Objective: Leave out all pictures. Return exactly the lines from the top of the material through the line containing "-0.10, -0.10, 0.16]".

Source data:
+ + + + + + +
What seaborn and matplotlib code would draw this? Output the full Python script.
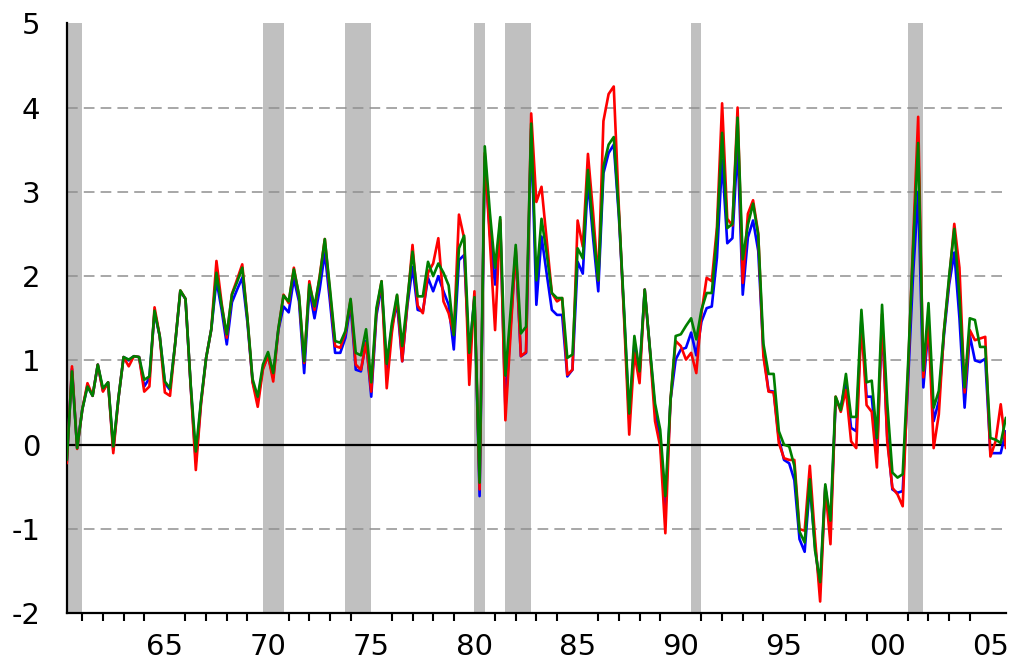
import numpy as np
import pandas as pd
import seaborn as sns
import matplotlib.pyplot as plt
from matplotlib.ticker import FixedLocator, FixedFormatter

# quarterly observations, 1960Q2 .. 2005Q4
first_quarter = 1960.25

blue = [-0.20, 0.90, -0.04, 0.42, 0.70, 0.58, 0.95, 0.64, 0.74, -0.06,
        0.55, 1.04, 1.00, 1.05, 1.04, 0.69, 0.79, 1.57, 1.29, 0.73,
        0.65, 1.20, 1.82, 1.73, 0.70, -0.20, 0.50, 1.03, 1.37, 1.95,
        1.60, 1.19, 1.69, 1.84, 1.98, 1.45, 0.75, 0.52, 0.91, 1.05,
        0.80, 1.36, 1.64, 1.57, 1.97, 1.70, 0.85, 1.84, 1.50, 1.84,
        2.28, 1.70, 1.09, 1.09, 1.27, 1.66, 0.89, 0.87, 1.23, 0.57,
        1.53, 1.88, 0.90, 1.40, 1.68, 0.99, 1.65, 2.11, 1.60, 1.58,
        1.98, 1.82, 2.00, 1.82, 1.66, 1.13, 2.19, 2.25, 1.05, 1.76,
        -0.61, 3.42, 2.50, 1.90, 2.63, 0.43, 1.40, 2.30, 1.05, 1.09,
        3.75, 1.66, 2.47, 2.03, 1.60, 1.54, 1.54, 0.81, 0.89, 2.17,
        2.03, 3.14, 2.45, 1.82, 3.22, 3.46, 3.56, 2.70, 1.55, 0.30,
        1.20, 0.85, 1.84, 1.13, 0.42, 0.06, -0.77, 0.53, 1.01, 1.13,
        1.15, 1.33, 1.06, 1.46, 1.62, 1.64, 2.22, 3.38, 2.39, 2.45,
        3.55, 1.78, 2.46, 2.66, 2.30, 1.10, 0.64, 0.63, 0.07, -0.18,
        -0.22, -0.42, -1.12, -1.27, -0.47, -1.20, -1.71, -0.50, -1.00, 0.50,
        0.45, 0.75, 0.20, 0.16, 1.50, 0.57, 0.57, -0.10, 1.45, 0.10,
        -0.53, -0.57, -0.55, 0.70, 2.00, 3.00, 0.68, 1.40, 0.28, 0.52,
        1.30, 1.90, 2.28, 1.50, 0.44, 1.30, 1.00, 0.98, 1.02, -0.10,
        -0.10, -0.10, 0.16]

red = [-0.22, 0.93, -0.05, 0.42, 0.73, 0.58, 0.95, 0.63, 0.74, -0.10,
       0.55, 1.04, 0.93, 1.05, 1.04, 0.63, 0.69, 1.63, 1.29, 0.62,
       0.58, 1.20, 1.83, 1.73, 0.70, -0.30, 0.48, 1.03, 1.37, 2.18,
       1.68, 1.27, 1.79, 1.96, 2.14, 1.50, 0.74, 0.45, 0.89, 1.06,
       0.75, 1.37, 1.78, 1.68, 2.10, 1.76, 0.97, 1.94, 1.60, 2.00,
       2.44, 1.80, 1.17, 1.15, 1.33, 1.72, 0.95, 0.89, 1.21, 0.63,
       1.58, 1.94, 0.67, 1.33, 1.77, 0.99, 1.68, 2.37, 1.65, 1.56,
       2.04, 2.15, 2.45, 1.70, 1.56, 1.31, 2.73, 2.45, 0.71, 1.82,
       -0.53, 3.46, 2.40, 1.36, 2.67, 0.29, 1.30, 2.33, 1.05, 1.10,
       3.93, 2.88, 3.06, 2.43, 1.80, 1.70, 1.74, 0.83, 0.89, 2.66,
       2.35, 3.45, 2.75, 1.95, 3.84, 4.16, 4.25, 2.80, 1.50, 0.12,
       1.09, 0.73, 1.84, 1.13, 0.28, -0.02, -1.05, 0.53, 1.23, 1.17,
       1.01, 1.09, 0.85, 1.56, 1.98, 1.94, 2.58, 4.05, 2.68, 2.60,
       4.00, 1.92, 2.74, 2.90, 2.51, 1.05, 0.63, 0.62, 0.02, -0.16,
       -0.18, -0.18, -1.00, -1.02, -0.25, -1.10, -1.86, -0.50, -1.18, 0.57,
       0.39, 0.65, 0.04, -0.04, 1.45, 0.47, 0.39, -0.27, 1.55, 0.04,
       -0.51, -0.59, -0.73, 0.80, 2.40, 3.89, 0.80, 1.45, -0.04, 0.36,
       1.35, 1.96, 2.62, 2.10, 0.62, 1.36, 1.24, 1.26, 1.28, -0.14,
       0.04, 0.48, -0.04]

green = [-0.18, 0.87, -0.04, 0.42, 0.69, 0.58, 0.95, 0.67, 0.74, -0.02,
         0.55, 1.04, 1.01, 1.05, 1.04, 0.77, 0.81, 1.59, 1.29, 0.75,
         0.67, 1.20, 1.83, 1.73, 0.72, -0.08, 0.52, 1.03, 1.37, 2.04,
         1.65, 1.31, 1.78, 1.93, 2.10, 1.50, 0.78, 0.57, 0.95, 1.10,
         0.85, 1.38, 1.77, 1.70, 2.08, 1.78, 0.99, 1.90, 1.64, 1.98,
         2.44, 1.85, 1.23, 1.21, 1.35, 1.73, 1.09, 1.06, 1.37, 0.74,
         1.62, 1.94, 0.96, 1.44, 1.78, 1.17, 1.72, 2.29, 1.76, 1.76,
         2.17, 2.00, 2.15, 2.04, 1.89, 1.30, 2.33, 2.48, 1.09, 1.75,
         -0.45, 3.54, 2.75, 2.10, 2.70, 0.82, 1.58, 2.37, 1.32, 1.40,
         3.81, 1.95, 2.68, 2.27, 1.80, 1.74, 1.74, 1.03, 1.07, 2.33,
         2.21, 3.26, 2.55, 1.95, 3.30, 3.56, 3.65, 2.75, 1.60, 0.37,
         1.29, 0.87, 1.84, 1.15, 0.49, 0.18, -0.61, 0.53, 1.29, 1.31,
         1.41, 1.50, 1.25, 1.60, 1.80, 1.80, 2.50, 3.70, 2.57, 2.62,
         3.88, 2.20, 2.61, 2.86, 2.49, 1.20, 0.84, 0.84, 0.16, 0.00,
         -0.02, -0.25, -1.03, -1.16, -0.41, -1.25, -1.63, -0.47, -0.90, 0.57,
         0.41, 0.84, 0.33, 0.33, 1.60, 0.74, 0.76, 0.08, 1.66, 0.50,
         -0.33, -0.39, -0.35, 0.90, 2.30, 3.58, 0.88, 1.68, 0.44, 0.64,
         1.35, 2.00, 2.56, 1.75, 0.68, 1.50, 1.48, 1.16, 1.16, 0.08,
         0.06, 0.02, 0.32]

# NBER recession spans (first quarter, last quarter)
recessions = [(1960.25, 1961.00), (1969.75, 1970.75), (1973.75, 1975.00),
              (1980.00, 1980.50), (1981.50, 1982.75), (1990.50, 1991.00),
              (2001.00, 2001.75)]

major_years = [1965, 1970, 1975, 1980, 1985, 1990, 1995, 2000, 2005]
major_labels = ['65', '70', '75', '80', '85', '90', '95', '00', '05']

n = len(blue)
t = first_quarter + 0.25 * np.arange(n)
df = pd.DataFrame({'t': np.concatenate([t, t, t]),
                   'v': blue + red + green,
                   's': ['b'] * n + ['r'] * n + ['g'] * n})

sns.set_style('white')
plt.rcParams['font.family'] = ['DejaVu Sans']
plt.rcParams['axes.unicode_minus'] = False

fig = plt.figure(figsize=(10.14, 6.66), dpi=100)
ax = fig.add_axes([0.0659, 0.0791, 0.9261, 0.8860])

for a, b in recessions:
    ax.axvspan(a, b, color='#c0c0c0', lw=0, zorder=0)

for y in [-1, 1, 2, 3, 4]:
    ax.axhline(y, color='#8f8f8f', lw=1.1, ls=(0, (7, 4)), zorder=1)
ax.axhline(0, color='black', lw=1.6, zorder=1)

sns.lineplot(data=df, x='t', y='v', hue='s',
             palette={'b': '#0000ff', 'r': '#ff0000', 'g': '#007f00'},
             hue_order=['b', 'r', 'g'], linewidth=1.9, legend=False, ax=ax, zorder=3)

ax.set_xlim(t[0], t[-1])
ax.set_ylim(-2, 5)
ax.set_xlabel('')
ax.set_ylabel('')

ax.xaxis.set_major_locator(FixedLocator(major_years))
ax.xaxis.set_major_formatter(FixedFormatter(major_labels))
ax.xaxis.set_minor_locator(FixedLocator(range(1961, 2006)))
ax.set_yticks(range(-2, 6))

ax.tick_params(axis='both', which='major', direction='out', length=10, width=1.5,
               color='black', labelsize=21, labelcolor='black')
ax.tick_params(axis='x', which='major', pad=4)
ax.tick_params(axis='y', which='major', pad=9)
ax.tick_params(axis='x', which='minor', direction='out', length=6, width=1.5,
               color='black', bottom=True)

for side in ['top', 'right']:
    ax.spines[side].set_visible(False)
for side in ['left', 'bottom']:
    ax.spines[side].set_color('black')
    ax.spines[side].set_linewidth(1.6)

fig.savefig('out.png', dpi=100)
+ + + + + + +
Task solution:
What seaborn and matplotlib code would draw this? Output the full Python script.
import numpy as np
import pandas as pd
import seaborn as sns
import matplotlib.pyplot as plt
from matplotlib.ticker import FixedLocator, FixedFormatter

# quarterly observations, 1960Q2 .. 2005Q4
first_quarter = 1960.25

blue = [-0.20, 0.90, -0.04, 0.42, 0.70, 0.58, 0.95, 0.64, 0.74, -0.06,
        0.55, 1.04, 1.00, 1.05, 1.04, 0.69, 0.79, 1.57, 1.29, 0.73,
        0.65, 1.20, 1.82, 1.73, 0.70, -0.20, 0.50, 1.03, 1.37, 1.95,
        1.60, 1.19, 1.69, 1.84, 1.98, 1.45, 0.75, 0.52, 0.91, 1.05,
        0.80, 1.36, 1.64, 1.57, 1.97, 1.70, 0.85, 1.84, 1.50, 1.84,
        2.28, 1.70, 1.09, 1.09, 1.27, 1.66, 0.89, 0.87, 1.23, 0.57,
        1.53, 1.88, 0.90, 1.40, 1.68, 0.99, 1.65, 2.11, 1.60, 1.58,
        1.98, 1.82, 2.00, 1.82, 1.66, 1.13, 2.19, 2.25, 1.05, 1.76,
        -0.61, 3.42, 2.50, 1.90, 2.63, 0.43, 1.40, 2.30, 1.05, 1.09,
        3.75, 1.66, 2.47, 2.03, 1.60, 1.54, 1.54, 0.81, 0.89, 2.17,
        2.03, 3.14, 2.45, 1.82, 3.22, 3.46, 3.56, 2.70, 1.55, 0.30,
        1.20, 0.85, 1.84, 1.13, 0.42, 0.06, -0.77, 0.53, 1.01, 1.13,
        1.15, 1.33, 1.06, 1.46, 1.62, 1.64, 2.22, 3.38, 2.39, 2.45,
        3.55, 1.78, 2.46, 2.66, 2.30, 1.10, 0.64, 0.63, 0.07, -0.18,
        -0.22, -0.42, -1.12, -1.27, -0.47, -1.20, -1.71, -0.50, -1.00, 0.50,
        0.45, 0.75, 0.20, 0.16, 1.50, 0.57, 0.57, -0.10, 1.45, 0.10,
        -0.53, -0.57, -0.55, 0.70, 2.00, 3.00, 0.68, 1.40, 0.28, 0.52,
        1.30, 1.90, 2.28, 1.50, 0.44, 1.30, 1.00, 0.98, 1.02, -0.10,
        -0.10, -0.10, 0.16]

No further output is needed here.